GIVEN ENTRIES:
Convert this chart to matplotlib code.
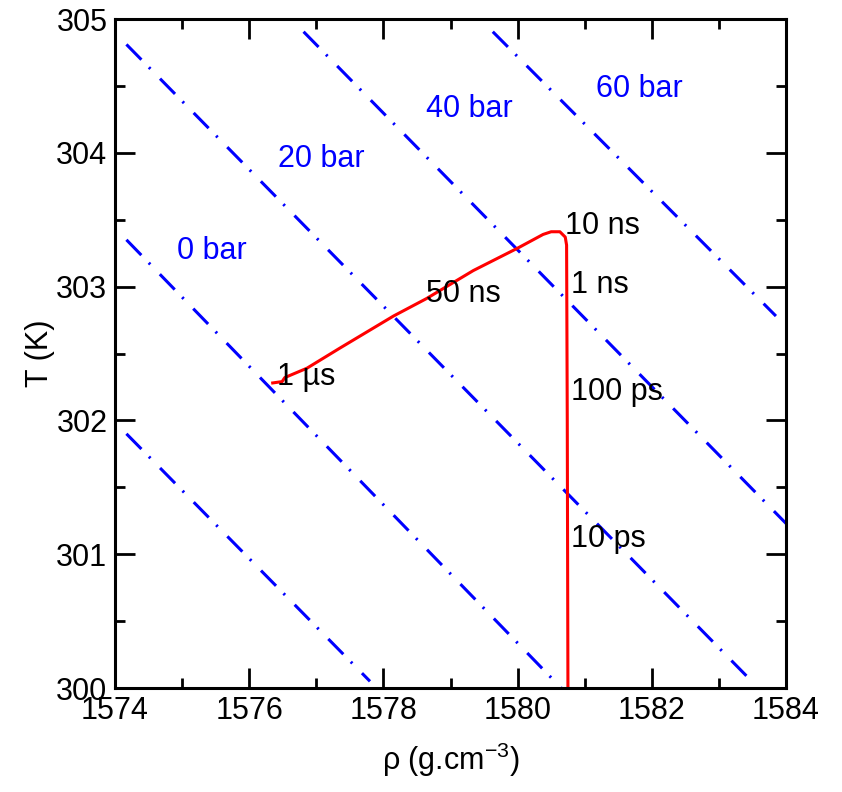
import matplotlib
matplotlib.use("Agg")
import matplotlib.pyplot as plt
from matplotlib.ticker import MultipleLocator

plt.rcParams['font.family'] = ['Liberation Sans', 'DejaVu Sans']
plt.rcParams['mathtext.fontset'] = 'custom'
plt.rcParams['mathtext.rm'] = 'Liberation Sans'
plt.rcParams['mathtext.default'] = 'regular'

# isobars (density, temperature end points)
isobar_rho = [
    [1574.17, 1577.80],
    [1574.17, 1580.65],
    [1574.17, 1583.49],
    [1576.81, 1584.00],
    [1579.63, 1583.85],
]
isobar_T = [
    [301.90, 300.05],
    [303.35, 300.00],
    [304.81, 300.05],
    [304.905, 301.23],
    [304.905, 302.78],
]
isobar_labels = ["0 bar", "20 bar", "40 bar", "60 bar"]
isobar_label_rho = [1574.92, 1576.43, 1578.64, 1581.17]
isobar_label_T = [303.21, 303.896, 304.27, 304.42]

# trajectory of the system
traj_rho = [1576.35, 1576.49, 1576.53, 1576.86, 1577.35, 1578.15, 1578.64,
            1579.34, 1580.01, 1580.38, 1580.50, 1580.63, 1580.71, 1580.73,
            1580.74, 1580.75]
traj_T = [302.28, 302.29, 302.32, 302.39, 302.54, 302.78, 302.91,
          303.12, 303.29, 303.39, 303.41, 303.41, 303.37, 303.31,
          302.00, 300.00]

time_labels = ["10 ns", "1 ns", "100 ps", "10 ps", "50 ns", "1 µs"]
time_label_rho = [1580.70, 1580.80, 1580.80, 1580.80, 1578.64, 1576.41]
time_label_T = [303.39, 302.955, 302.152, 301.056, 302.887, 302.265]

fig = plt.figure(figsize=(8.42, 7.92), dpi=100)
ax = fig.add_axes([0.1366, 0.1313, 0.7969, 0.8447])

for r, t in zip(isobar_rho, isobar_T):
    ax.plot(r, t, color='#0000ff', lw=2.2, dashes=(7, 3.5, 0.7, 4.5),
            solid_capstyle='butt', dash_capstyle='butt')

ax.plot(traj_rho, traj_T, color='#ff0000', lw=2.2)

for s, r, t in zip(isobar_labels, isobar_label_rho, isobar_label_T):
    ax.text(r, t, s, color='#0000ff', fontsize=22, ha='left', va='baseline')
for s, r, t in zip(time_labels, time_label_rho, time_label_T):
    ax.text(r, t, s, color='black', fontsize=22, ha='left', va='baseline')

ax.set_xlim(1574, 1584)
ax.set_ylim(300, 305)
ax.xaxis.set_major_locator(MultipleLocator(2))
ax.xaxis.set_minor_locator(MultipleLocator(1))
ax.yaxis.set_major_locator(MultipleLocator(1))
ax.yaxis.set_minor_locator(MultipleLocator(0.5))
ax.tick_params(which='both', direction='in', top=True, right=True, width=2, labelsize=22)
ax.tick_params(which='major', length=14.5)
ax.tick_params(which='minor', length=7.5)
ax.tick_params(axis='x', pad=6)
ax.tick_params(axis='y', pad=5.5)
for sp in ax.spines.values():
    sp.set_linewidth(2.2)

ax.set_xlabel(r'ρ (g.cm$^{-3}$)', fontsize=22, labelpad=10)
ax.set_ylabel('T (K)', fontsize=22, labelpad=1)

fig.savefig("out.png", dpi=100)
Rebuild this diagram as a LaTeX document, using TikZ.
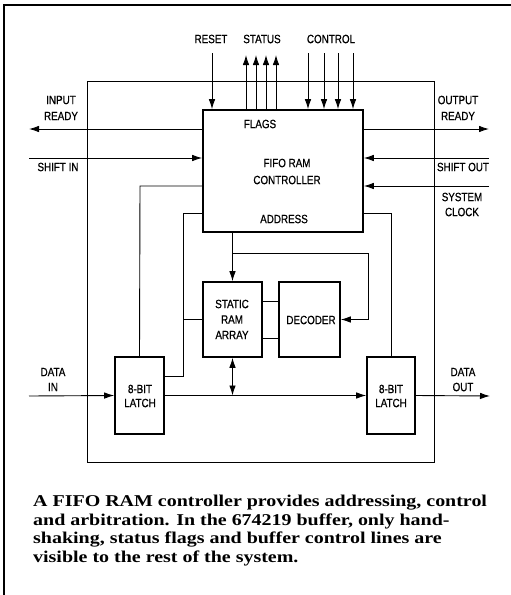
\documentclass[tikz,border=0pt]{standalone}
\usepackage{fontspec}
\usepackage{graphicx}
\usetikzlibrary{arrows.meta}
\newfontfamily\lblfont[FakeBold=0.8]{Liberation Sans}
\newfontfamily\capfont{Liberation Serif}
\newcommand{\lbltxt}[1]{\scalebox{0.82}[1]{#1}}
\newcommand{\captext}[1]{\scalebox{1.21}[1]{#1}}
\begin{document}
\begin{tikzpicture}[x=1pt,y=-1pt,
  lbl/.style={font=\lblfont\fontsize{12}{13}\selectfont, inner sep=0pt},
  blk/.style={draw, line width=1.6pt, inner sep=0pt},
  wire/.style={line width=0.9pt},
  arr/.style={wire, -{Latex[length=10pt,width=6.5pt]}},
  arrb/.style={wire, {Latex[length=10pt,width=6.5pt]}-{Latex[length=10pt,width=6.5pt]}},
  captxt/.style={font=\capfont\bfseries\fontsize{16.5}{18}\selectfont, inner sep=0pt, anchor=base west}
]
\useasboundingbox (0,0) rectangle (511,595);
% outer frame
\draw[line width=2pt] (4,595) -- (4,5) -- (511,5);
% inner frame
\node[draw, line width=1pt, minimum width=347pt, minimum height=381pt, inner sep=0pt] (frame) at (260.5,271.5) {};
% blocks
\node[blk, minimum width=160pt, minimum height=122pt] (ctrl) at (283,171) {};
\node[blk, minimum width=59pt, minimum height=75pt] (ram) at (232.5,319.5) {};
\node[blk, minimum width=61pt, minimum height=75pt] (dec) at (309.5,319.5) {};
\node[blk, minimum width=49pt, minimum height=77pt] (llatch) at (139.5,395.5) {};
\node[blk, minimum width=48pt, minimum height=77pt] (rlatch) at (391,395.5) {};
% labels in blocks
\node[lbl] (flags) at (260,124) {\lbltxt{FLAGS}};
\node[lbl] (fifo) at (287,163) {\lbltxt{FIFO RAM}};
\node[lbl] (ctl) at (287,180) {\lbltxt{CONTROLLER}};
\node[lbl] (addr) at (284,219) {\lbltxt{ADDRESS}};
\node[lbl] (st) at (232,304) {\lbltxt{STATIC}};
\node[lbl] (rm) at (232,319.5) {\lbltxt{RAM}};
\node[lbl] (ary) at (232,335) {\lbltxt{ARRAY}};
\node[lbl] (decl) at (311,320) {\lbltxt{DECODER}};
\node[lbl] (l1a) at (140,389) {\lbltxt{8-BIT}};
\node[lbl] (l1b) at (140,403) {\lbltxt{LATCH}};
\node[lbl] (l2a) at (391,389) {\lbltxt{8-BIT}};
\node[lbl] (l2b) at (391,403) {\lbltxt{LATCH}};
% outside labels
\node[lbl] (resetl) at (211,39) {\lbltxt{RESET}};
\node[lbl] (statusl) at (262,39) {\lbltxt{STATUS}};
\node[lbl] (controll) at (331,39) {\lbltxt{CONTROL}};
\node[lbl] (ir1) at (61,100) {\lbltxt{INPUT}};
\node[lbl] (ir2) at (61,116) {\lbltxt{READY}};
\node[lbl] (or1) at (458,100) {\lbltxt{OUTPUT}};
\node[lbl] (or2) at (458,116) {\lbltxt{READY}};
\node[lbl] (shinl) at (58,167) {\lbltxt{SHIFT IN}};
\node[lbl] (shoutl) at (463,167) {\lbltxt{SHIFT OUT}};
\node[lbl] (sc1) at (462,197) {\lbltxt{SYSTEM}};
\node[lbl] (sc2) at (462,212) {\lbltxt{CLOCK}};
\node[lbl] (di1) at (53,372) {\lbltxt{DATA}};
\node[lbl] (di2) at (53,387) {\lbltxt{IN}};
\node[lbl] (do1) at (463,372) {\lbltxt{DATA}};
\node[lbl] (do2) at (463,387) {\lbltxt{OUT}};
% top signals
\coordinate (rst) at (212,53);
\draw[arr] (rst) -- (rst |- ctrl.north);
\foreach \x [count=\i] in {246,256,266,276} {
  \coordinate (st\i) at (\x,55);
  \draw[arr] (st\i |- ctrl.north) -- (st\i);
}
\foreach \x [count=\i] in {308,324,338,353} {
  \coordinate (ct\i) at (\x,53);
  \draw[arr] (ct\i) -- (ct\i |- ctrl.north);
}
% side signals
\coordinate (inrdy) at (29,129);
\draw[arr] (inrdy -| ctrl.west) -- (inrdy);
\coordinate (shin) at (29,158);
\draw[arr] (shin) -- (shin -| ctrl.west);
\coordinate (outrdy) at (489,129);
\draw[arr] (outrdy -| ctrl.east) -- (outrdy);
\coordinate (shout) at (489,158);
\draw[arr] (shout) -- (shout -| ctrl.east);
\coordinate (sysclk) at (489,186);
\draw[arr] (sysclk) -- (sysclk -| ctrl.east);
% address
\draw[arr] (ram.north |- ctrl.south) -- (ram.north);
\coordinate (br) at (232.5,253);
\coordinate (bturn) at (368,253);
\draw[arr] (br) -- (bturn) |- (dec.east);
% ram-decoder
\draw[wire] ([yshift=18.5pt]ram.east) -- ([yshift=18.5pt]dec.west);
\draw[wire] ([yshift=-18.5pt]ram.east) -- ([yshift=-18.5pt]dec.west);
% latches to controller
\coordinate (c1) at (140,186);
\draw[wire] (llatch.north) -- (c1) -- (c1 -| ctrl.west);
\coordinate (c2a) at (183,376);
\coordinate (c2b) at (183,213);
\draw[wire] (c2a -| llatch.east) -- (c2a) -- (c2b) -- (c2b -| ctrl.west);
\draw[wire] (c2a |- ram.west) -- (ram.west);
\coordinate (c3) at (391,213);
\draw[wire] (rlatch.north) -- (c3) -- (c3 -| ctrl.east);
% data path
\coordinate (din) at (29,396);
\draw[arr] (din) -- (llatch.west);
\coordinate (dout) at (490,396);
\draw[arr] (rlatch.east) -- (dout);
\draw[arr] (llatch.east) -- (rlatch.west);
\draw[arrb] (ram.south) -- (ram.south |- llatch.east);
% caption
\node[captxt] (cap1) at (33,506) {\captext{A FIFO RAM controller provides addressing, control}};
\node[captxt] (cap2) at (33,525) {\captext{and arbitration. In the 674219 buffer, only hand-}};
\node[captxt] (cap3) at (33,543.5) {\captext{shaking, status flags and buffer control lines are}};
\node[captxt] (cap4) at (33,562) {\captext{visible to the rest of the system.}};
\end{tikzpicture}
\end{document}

PROMPT:
Reproduce only the lines of the records from the start up to and including the line that holds "isobar_label_T = [303.21, 303.896, 304.27, 304.42]"; do not carry over any picture.

EXERCISE RESULT:
Convert this chart to matplotlib code.
import matplotlib
matplotlib.use("Agg")
import matplotlib.pyplot as plt
from matplotlib.ticker import MultipleLocator

plt.rcParams['font.family'] = ['Liberation Sans', 'DejaVu Sans']
plt.rcParams['mathtext.fontset'] = 'custom'
plt.rcParams['mathtext.rm'] = 'Liberation Sans'
plt.rcParams['mathtext.default'] = 'regular'

# isobars (density, temperature end points)
isobar_rho = [
    [1574.17, 1577.80],
    [1574.17, 1580.65],
    [1574.17, 1583.49],
    [1576.81, 1584.00],
    [1579.63, 1583.85],
]
isobar_T = [
    [301.90, 300.05],
    [303.35, 300.00],
    [304.81, 300.05],
    [304.905, 301.23],
    [304.905, 302.78],
]
isobar_labels = ["0 bar", "20 bar", "40 bar", "60 bar"]
isobar_label_rho = [1574.92, 1576.43, 1578.64, 1581.17]
isobar_label_T = [303.21, 303.896, 304.27, 304.42]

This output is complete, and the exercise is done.